This article was originally published by Bonnie Eissner
The first mainframe computers took up entire rooms and were less powerful than the smartphones many of us carry today. Innovation has made technology faster, better, smaller and, ultimately, more affordable and widespread.
Ashutosh Giri ’10, who is pursuing a doctoral degree in the department of Mechanical and Aerospace Engineering at the University of Virginia, is contributing to this trend. Working with Patrick Hopkins, Ph.D., an assistant professor there, Mr. Giri studies energy transport at the nanoscale.

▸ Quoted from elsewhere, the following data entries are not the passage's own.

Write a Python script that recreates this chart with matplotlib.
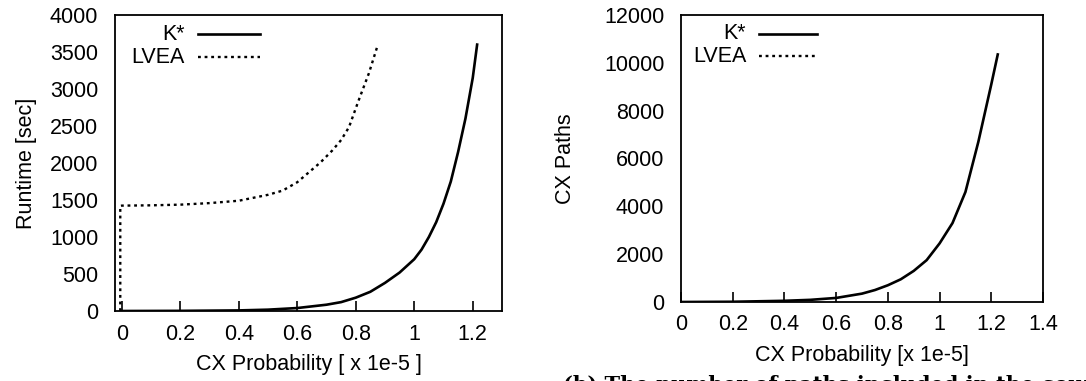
import matplotlib
matplotlib.use("Agg")
import matplotlib.pyplot as plt
from matplotlib.lines import Line2D

plt.rcParams['font.family'] = ['Liberation Sans', 'DejaVu Sans']

# runtime panel
kstar_prob = [0.0, 0.2, 0.4, 0.5, 0.6, 0.7, 0.75, 0.8, 0.85, 0.9, 0.95, 1.0, 1.025,
              1.05, 1.075, 1.1, 1.125, 1.15, 1.175, 1.2, 1.215]
kstar_runtime = [0, 2, 8, 18, 40, 85, 120, 180, 260, 380, 520, 700, 830,
                 1000, 1200, 1450, 1750, 2150, 2600, 3150, 3600]

lvea_prob = [-0.005, -0.005, 0.0, 0.1, 0.2, 0.3, 0.4, 0.5, 0.55, 0.6, 0.64, 0.68,
             0.72, 0.75, 0.777, 0.81, 0.845, 0.873]
lvea_runtime = [0, 1420, 1424, 1428, 1437, 1458, 1490, 1570, 1627, 1740, 1875, 2010,
                2170, 2310, 2485, 2847, 3213, 3566]

# paths panel
paths_prob = [0.0, 0.2, 0.4, 0.5, 0.6, 0.7, 0.75, 0.8, 0.85, 0.9, 0.95, 1.0, 1.05,
              1.1, 1.15, 1.2, 1.225]
paths_count = [0, 10, 50, 90, 170, 350, 500, 700, 950, 1300, 1750, 2450, 3300,
               4600, 6700, 9100, 10350]

legend_names = ['K*', 'LVEA']
kstar_style = dict(color='black', lw=1.9, ls='-')
lvea_style = dict(color='black', lw=1.7, ls=(0, (1.2, 1.6)))

FS = 15.5


def draw_key(ax):
    # gnuplot style key: right aligned text, sample line to the right
    for i, (name, style) in enumerate(zip(legend_names, [kstar_style, lvea_style])):
        y = 0.935 - i * 0.078
        ax.text(0.18, y, name, transform=ax.transAxes, ha='right', va='center', fontsize=FS)
        ax.add_line(Line2D([0.215, 0.375], [y, y], transform=ax.transAxes, **style))


def style_axes(ax):
    ax.tick_params(axis='x', direction='in', length=7, width=1.2, pad=9, labelsize=FS, top=False)
    ax.tick_params(axis='y', length=0, pad=12, labelsize=FS, right=False)
    for s in ax.spines.values():
        s.set_linewidth(1.3)


fig = plt.figure(figsize=(10.86, 3.81), dpi=100)

ax1 = fig.add_axes([115 / 1086, 1 - 311 / 381, 387 / 1086, 296 / 381])
ax1.plot(kstar_prob, kstar_runtime, **kstar_style)
ax1.plot(lvea_prob, lvea_runtime, **lvea_style)
ax1.set_xlim(-0.023, 1.3)
ax1.set_ylim(0, 4000)
ax1.set_xticks([0, 0.2, 0.4, 0.6, 0.8, 1.0, 1.2])
ax1.set_xticklabels(['0', '0.2', '0.4', '0.6', '0.8', '1', '1.2'])
ax1.set_yticks(range(0, 4001, 500))
ax1.set_xlabel('CX Probability [ x 1e-5 ]', fontsize=FS, labelpad=7)
ax1.set_ylabel('Runtime [sec]', fontsize=FS, labelpad=9)
style_axes(ax1)
draw_key(ax1)

ax2 = fig.add_axes([681 / 1086, 1 - 302 / 381, 362 / 1086, 287 / 381])
ax2.plot(paths_prob, paths_count, **kstar_style)
ax2.set_xlim(0, 1.4)
ax2.set_ylim(0, 12000)
ax2.set_xticks([0, 0.2, 0.4, 0.6, 0.8, 1.0, 1.2, 1.4])
ax2.set_xticklabels(['0', '0.2', '0.4', '0.6', '0.8', '1', '1.2', '1.4'])
ax2.set_yticks(range(0, 12001, 2000))
ax2.set_xlabel('CX Probability [x 1e-5]', fontsize=FS, labelpad=7)
ax2.set_ylabel('CX Paths', fontsize=FS, labelpad=20)
style_axes(ax2)
draw_key(ax2)

# caption, cut off at the bottom of the image as in the source
fig.text(563 / 1086, 1 - 375 / 381, '(b) The number of paths included in the counterexample',
         ha='left', va='top', fontsize=15, fontweight='bold', family='DejaVu Serif')

fig.savefig('out.png', dpi=100)
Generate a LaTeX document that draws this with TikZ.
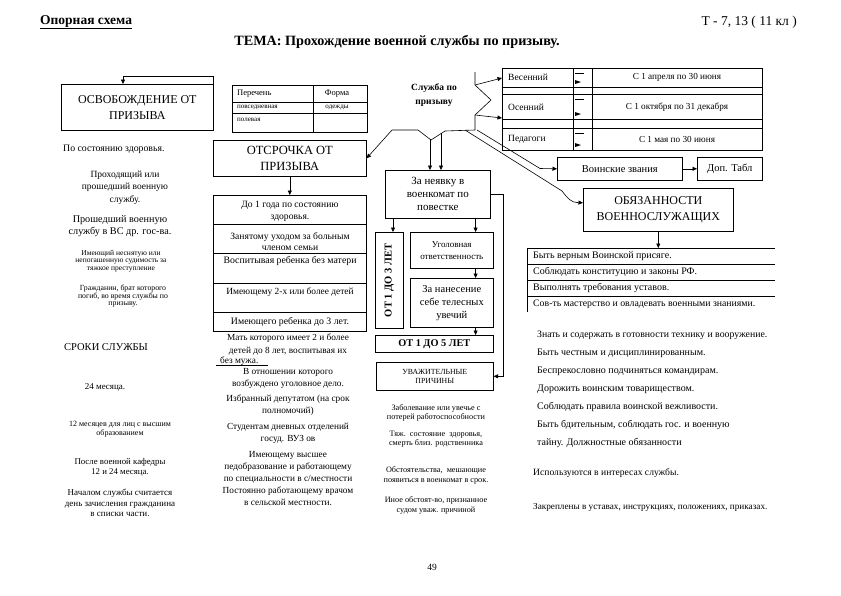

In Dr. Hopkins’ lab, Mr. Giri uses pulse lasers to test the thermal conductivity of different materials. He says that the work is an ideal blend of his dual interests in physics and engineering. After studying physics at Adelphi, Mr. Giri earned an M.S. in Mechanical Engineering from the University of Pittsburgh.
Consider this. The processors in our computers run at gigahertz frequency—i.e., really fast—and in so doing heat up quickly. Ultimately, the heat limits the processing speed. To have more powerful and speedier computers and other devices, we need materials that dissipate heat more efficiently at the atomic or molecular level.
Mr. Giri’s thirst for research stems from his first year at Adelphi conducting optics research with physics professor and department chair Gottipaty Rao, Ph.D. “It showed me how every day of my life could be and how exciting it would be to learn something new every day,” Mr. Giri says.